For the rest, Habima offers not only an ambitious and provocative season of local, classic and contemporary theater but also various projects and initiatives such as a playwriting workshop for young wannabe Israeli playwrights, a Moliere Festival and activities for youth.
As well as God Waits the Israeli plays include The Good Son, the debut and somewhat autobiographical play by journalist and author Shay Golden, Black Black on the many faces of violence by the gifted Maor Zagorry, a revival of Yigal Even Or’s tragedy of mutual intolerance, Fleischer, and Deserted Wife by Haim Grade which tells the story of a widow who cannot remarry according to Jewish law because the body of her husband, killed in battle, has never been recovered.
Chief among the world classics are the two great Sophocles plays Oedipus Rex and Antigone, to be directed by Hanan Snir. Others on the menu include Tennessee Williams’ A Streetcar Named Desire, a dramatization by Shahar Pinkas of Honoré de Balzac’s Père Goriot, Much Ado About Nothing, and for the whole family, A Midsummer Night’s Dream, to be performed outside in the plaza garden.
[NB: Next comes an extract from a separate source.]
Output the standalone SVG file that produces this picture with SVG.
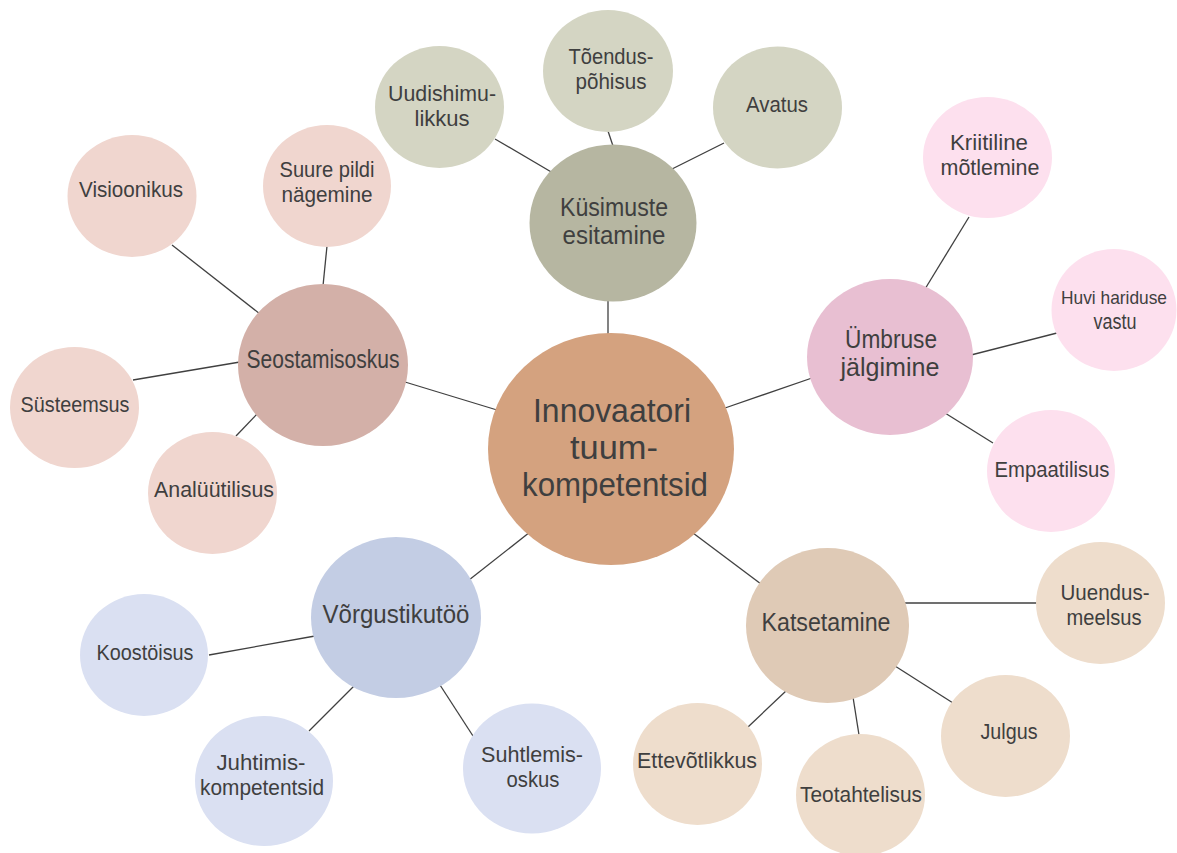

Chief among contemporary world drama is 1984, an adaptation by Robert Icke and Duncan Macmillan of George Orwell’s iconic dystopian world that has inspired rave reviews in London, and is particularly apt for the post 9/11 world in which Big Brother runs rampant.
Also on the calendar are the comedy Panic by Robin Hawden in which Clarice discovers she’s not the only one with plans for the weekend, The Velocity of Autumn by Eric Coble in which a determined old lady battles her family for her independence, and another adaptation by Pinkas, Alone in Berlin by Hans Fallada.
The Herzliya Stage Arts Auditorium offers its subscribers a season of dance, theater and music.
The new seasons offerings include four plays, six dance events, eight concerts, a vocal series and a variety of other musical events that include the family.
Among the plays are the Cameri’s exuberant Cyrano de Bergerac and Bet Lessin’s The Curious Case of the Dog in the Night.
Dance has the Malandain Ballet Biarritz that recently appeared at the Israel Festival, River North Dance from Chicago and the season’s highlight, the Munich Opera Ballet.
Music has a cornucopia from Mahler’s Resurrection Symphony to a musical tour of the world’s cities as well as a look at liturgical music with pianist composer Gil Shohat.